For Barrow, the calling to radio was more than just playing music and having people sing and dance.
“You know it was never the music. I lot of people think it’s about the music, it has always been about radio for me. I love being on the radio, the idea of radio, talking to the people,” Barrow explains.
For decades Barrow and Black radio has provided Seattle community service with altruism and humility. From food drives, toy drives, and clothing drives Barrow’s community service is as committed as his love for his craft.
Former Seattle NAACP President Lacey Steele recalls working closely with Barrow over the years in providing the Seattle Black community compassion and leadership.
According to Steele, “when I was president of the NAACP I worked with Frank, Frank P we used to call him, on several occasions.
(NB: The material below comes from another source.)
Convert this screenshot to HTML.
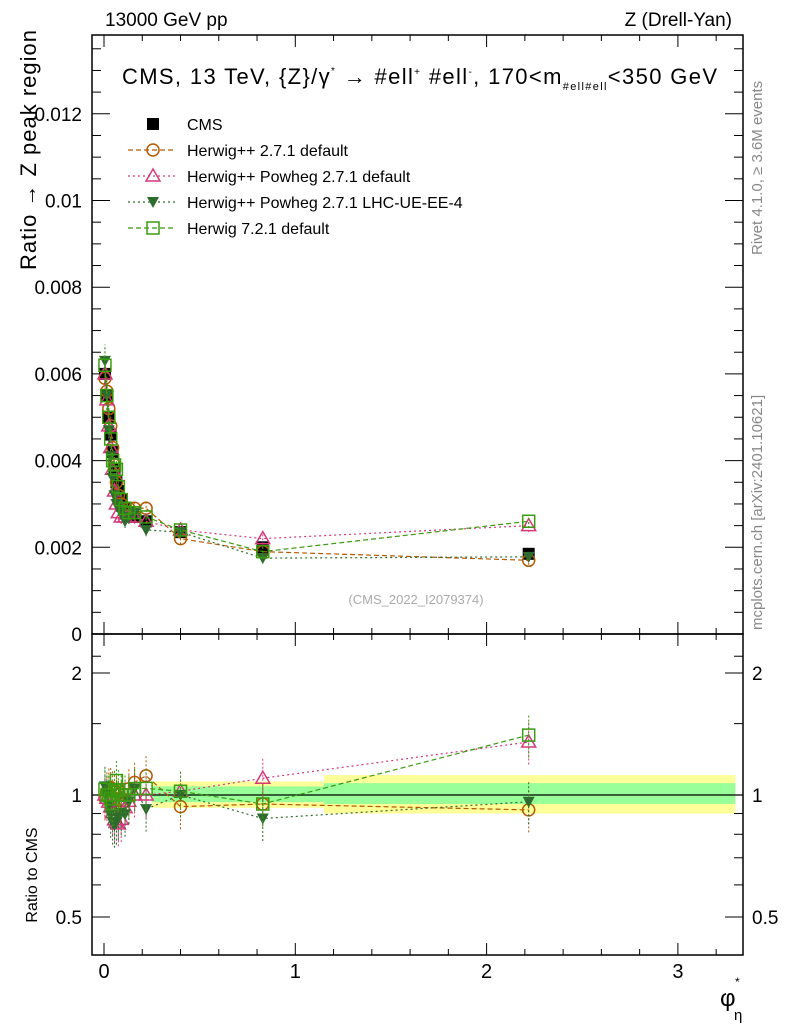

Frank was always professional, never complained and was at the station always, no matter what.”
“I’ve never met a man who was always positive, always in a positive spirit,” said Steele. “He was a man who had a job, loved his job and does his job, devoted with humility.
“When it came to drives, food drives, clothing drives, Frank was the first one there and the last to leave. If I had a son I’d want him to be like Frank,” added Steele.
Even though he has met the who’s who of the African American community both locally and nationally, Barrow remains humble about who he is and where he comes from.
“I treat people right and I guess that’s why some folks love you today because you treated them right,” says Barrow. “I don’t care if you’re a politician or street sweeper or whatever everybody is the same and treat people right.
“I like to use this term, ‘rich folks don’t impress me,’” says Barrow “I’m going to treat you the same, treating people how you want to be treated.”